Le jour où j’ai appris que j’ai réussi au concours national. Je devais chaque matin faire plusieurs kilomètres à pied pour me rendre à l’école, et il faisait souvent très froid. J’avais donc tant souhaité cette réussite, qui devait marquer la fin de ces longs parcours matinaux.

Votre plus triste souvenir ?

La mort de mon père. J’avais des projets pour lui. Un jour, j’apprends qu’il est décédé avant que je ne puisse les réaliser. C’était dur de l’accepter !

Quel serait votre plus grand malheur ?

Ne pas pouvoir accompagner mes enfants jusqu’à l’âge adulte.

Le plus haut fait de l’histoire burundaise ?

La signature de l’Accord d’Arusha, le 28 août 2000. Après tant d’années de guerre fratricide, signer un accord constituait un espoir pour un avenir paisible du pays.

La plus belle date de l’histoire burundaise ?

Le 1er juillet 1962, la date de l’indépendance. Etre libéré de la « chicotte » et bien d’autres contraintes qui étaient exercées par les colonisateurs sur les Burundais, c’est le rêve de tout Burundais qui est devenu réalité ce jour-là.

La plus terrible ?

Le 13 octobre 1961, date de l’assassinat du Prince Louis Rwagasore.
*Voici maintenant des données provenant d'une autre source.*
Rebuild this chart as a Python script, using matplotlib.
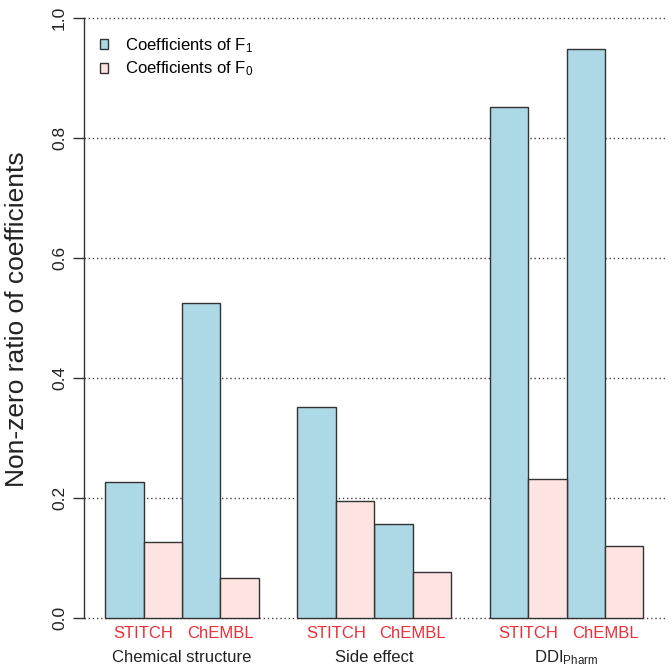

Voir le leader qui a tant lutté pour l’indépendance mourir juste au moment où il venait de gagner, c’est comme une mère qui décède juste après l’accouchement. Un évènement terrible pour le nouveau-né qu’était le Burundi indépendant !

Le métier que vous auriez aimé faire ?

Quand j’étais encore jeune, je voulais exercer le métier d’avocat. Défendre les gens qui n’ont pas la possibilité de se défendre devant la justice. Parce qu’il arrive qu’une personne perde un procès ou des biens auxquels il devait avoir droit, à cause de l’ignorance des lois et des procédures. Un désagrément qui peut être évité ou atténué avec l’aide d’un avocat.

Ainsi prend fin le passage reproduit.